Dall'11 novembre al 1 dicembre 2009 lo spazio AuditoriumArte, presso il Parco della Musica di Roma, ha ospitato la mostra Mai note burrose di Renato Mambor, una silenziosa installazione “orchestrale” appositamente pensata per l'Auditorium.
L'esposizione si situa all'interno di un percorso espositivo sui maestri dell'arte italiana del XX secolo che la Fondazione Musica per Roma porta avanti da tempo con mostre dedicate a grandi artisti quali Burri, Matta nel suo periodo italiano, Novelli e ancora Consagra, Perilli e poi Accardi, Baruchello e Mauri.

Renato Mambor è tra i protagonisti, insieme a Schifano, Pascali, Angeli, Festa, Lombardo e Tacchi, di quella declinazione della sperimentazione artistica di ambito romano che è stata la Scuola di Piazza del Popolo degli anni '60. Il titolo della mostra “Mai note burrose” è ispirato alla frase che Miles Davis sussurrò a Herbie Hancock durante una jam session.
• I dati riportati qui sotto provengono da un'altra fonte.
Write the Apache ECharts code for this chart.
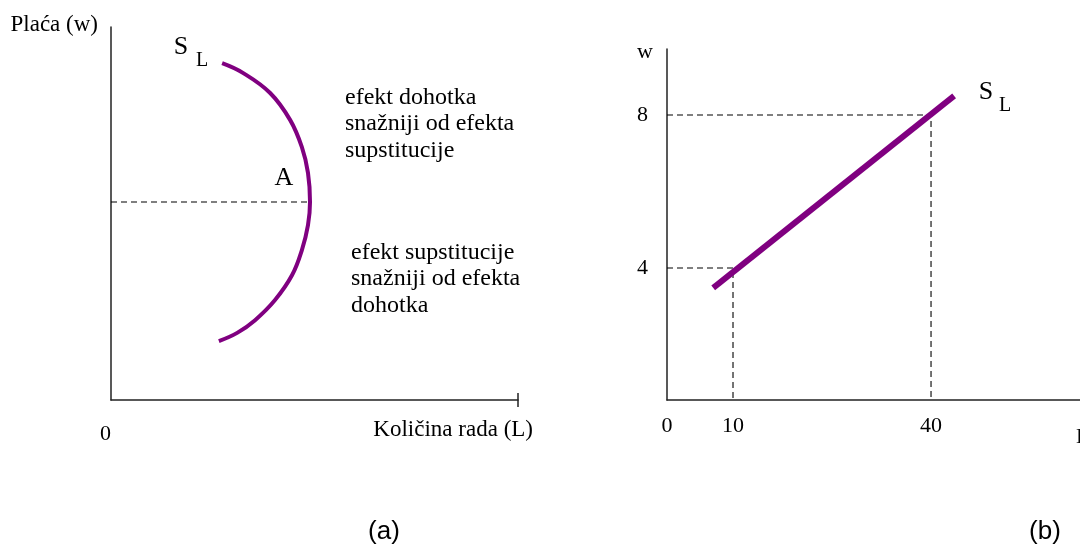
<!DOCTYPE html>
<html>
<head>
<meta charset="utf-8">
<script src="https://cdn.jsdelivr.net/npm/echarts@6/dist/echarts.min.js"></script>
<style>
  html, body { margin: 0; padding: 0; background: #fff; }
  #chart { width: 1080px; height: 547px; }
</style>
</head>
<body>
<div id="chart"></div>
<script>
// (a) backward-bending supply curve, arbitrary units 0..100
const curveL = [27.3, 32.4, 39.1, 44.0, 46.9, 48.4, 48.9, 48.4, 46.9, 44.5, 40.3, 35.4, 31.0, 26.5];
const curveW = [90.3, 87.7, 82.3, 75.1, 67.8, 60.9, 53.1, 46.9, 40.2, 33.5, 26.8, 21.4, 18.0, 15.8];
const pointA = [48.9, 53.1];

// (b) upward supply line
const supplyL = [7, 43.5];
const supplyW = [3.48, 8.5];
const guideL = [10, 40];
const guideW = [4, 8];
const xTicksB = [0, 10, 40];
const yTicksB = [4, 8];
const yMinB = 0.55;
const yMaxB = 9.725;

const serif = 'Liberation Serif';
const purple = '#800080';
const axisColor = '#222';
const textColor = '#000';

const chart = echarts.init(document.getElementById('chart'));

const curveData = curveL.map((l, i) => [l, curveW[i]]);
const supplyData = supplyL.map((l, i) => [l, supplyW[i]]);

const dashed = { color: '#000', width: 1.1, type: [6, 4] };
const axisLine = { show: true, onZero: false, lineStyle: { color: axisColor, width: 1.5 } };

const option = {
    animation: false,
    grid: [
        { left: 111, top: 27, width: 407, height: 373, outerBoundsMode: 'none' },
        { left: 667, top: 49, width: 433, height: 351, outerBoundsMode: 'none' }
    ],
    xAxis: [
        {
            type: 'value', gridIndex: 0, min: 0, max: 100,
            axisLine: axisLine,
            splitLine: { show: false },
            axisTick: { show: true, customValues: [100], length: 7, lineStyle: { color: axisColor, width: 1.5 } },
            axisLabel: {
                customValues: [0], margin: 23, align: 'right',
                fontFamily: serif, fontSize: 22, color: textColor
            },
            name: 'Količina rada (L)',
            nameLocation: 'end',
            nameGap: 15,
            nameTextStyle: {
                fontFamily: serif, fontSize: 23, color: textColor,
                align: 'right', verticalAlign: 'top', padding: [18, 0, 0, 0]
            }
        },
        {
            type: 'value', gridIndex: 0, min: 0, max: 100, position: 'bottom',
            axisLine: { show: false },
            splitLine: { show: false },
            axisLabel: { show: false },
            axisTick: { show: true, inside: true, customValues: [100], length: 7, lineStyle: { color: axisColor, width: 1.5 } }
        },
        {
            type: 'value', gridIndex: 1, min: 0, max: 65.6,
            axisLine: axisLine,
            splitLine: { show: false },
            axisTick: { show: false },
            axisLabel: {
                customValues: xTicksB, margin: 15,
                fontFamily: serif, fontSize: 22, color: textColor
            }
        }
    ],
    yAxis: [
        {
            type: 'value', gridIndex: 0, min: 0, max: 100,
            axisLine: axisLine,
            splitLine: { show: false },
            axisTick: { show: false },
            axisLabel: { show: false },
            name: 'Plaća (w)',
            nameLocation: 'end',
            nameGap: 2,
            nameTextStyle: {
                fontFamily: serif, fontSize: 23, color: textColor,
                align: 'right', verticalAlign: 'middle', padding: [0, 13, 0, 0]
            }
        },
        {
            type: 'value', gridIndex: 1, min: yMinB, max: yMaxB,
            axisLine: axisLine,
            splitLine: { show: false },
            axisTick: { show: false },
            axisLabel: {
                customValues: yTicksB, margin: 19,
                fontFamily: serif, fontSize: 22, color: textColor
            },
            name: 'w',
            nameLocation: 'end',
            nameGap: -3,
            nameTextStyle: {
                fontFamily: serif, fontSize: 22, color: textColor,
                align: 'right', verticalAlign: 'middle', padding: [0, 14, 0, 0]
            }
        }
    ],
    series: [
        {
            type: 'line', xAxisIndex: 0, yAxisIndex: 0,
            data: [[0, pointA[1]], pointA],
            symbol: 'none', lineStyle: dashed, z: 1
        },
        {
            type: 'line', xAxisIndex: 0, yAxisIndex: 0,
            data: curveData, smooth: 0.4,
            symbol: 'none',
            lineStyle: { color: purple, width: 4, cap: 'butt' },
            z: 3
        },
        {
            type: 'line', xAxisIndex: 2, yAxisIndex: 1,
            data: [[0, guideW[1]], [guideL[1], guideW[1]], [guideL[1], yMinB]],
            symbol: 'none', lineStyle: dashed, z: 1
        },
        {
            type: 'line', xAxisIndex: 2, yAxisIndex: 1,
            data: [[0, guideW[0]], [guideL[0], guideW[0]], [guideL[0], yMinB]],
            symbol: 'none', lineStyle: dashed, z: 1
        },
        {
            type: 'line', xAxisIndex: 2, yAxisIndex: 1,
            data: supplyData,
            symbol: 'none',
            lineStyle: { color: purple, width: 6, cap: 'butt' },
            z: 3
        }
    ],
    graphic: [
        // S_L labels
        { type: 'text', style: { text: 'S', x: 181, y: 47, font: '26px ' + serif, fill: textColor, textAlign: 'center', textVerticalAlign: 'middle' } },
        { type: 'text', style: { text: 'L', x: 202, y: 61, font: '20px ' + serif, fill: textColor, textAlign: 'center', textVerticalAlign: 'middle' } },
        { type: 'text', style: { text: 'S', x: 986, y: 92, font: '26px ' + serif, fill: textColor, textAlign: 'center', textVerticalAlign: 'middle' } },
        { type: 'text', style: { text: 'L', x: 1005, y: 106, font: '20px ' + serif, fill: textColor, textAlign: 'center', textVerticalAlign: 'middle' } },
        // point A
        { type: 'text', style: { text: 'A', x: 284, y: 178, font: '26px ' + serif, fill: textColor, textAlign: 'center', textVerticalAlign: 'middle' } },
        // notes
        { type: 'text', style: { text: 'efekt dohotka\nsnažniji od efekta\nsupstitucije', x: 345, y: 84, font: '24px ' + serif, lineHeight: 26.5, fill: textColor, textVerticalAlign: 'top' } },
        { type: 'text', style: { text: 'efekt supstitucije\nsnažniji od efekta\ndohotka', x: 351, y: 239, font: '24px ' + serif, lineHeight: 26.5, fill: textColor, textVerticalAlign: 'top' } },
        // right x axis name, cut by the edge
        { type: 'text', style: { text: 'L', x: 1076, y: 437, font: '22px ' + serif, fill: textColor, textVerticalAlign: 'middle' } },
        // panel captions
        { type: 'text', style: { text: '(a)', x: 384, y: 532, font: '26px Liberation Sans', fill: '#000', textAlign: 'center', textVerticalAlign: 'middle' } },
        { type: 'text', style: { text: '(b)', x: 1045, y: 532, font: '26px Liberation Sans', fill: '#000', textAlign: 'center', textVerticalAlign: 'middle' } }
    ]
};

chart.setOption(option);
</script>
</body>
</html>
È cosa nota come Davis usasse spronare i suoi musicisti a trovare percorsi inusuali, sconosciuti, mai banali. Hancock racconta come, da quel momento, la sua musica e il suo modo di suonare si trasformarono in modo del tutto sorprendente anche a se stesso.

Lo stesso anelito si ritrova nella ricerca artistica portata avanti sin dagli anni Sessanta da Renato Mambor. La sperimentazione linguistica, costante della sua produzione artistica, caratterizza anche questa mostra pensata appunto intorno alla nuova installazione “Mai note burrose”: 10 pannelli monocromi dipinti ciascuno con una tecnica e un'esecuzione diverse, ognuno con un oggetto memore degli strumenti musicali che formano un'orchestra.

Se il percorso artistico di Mambor può intendersi come un succedersi di sempre nuovi cicli di lavori, la mostra svela lo stretto legame concettuale e formale che unisce gli ultimi lavori alle opere dei primi anni '60, mettendo in luce la coerenza della sua ricerca negli anni.
Così la nuova installazione “Mai note burrose” può considerarsi come la sperimentazione ultima delle serie di pannelli realizzati sin dai primi anni Sessanta, di cui sono esposti proprio i primi “Oggetti” monocromi del 1960. Allo stesso modo, l'“Ombra immutabile” del 2007, esposta già alla Biennale di Venezia dello stesso anno, 8 silhouettes in legno monocromo a grandezza naturale di un uomo e la sua ombra esposte nella prima sala dello spazio, si ricollegano agli stilizzati “Uomini Statistici” dei dipinti e delle carte dei primi anni '60, anch'essi in mostra.

E proprio all'ambiente chiuso, immobile e monocromo delle “Ombre immutabili”, che la nuova installazione “Mai note burrose” si contrappone e in qualche modo risolve: accettando la nuova sfida del suono e dunque dell'ascolto, attitudine a priori aperta verso l'altro e dunque sempre plurale, l'artista è riuscito a realizzare un ambiente pulsante, sempre in movimento, dove è possibile quel gioco di rimandi e corrispondenze, quell'essere sempre in relazione che è tra i motori della sua ricerca: un ambiente in cui i vari elementi risuonano tra loro in armonia silenziosa, aperti tuttavia alla molteplice e imprevedibile percezione dell'altro.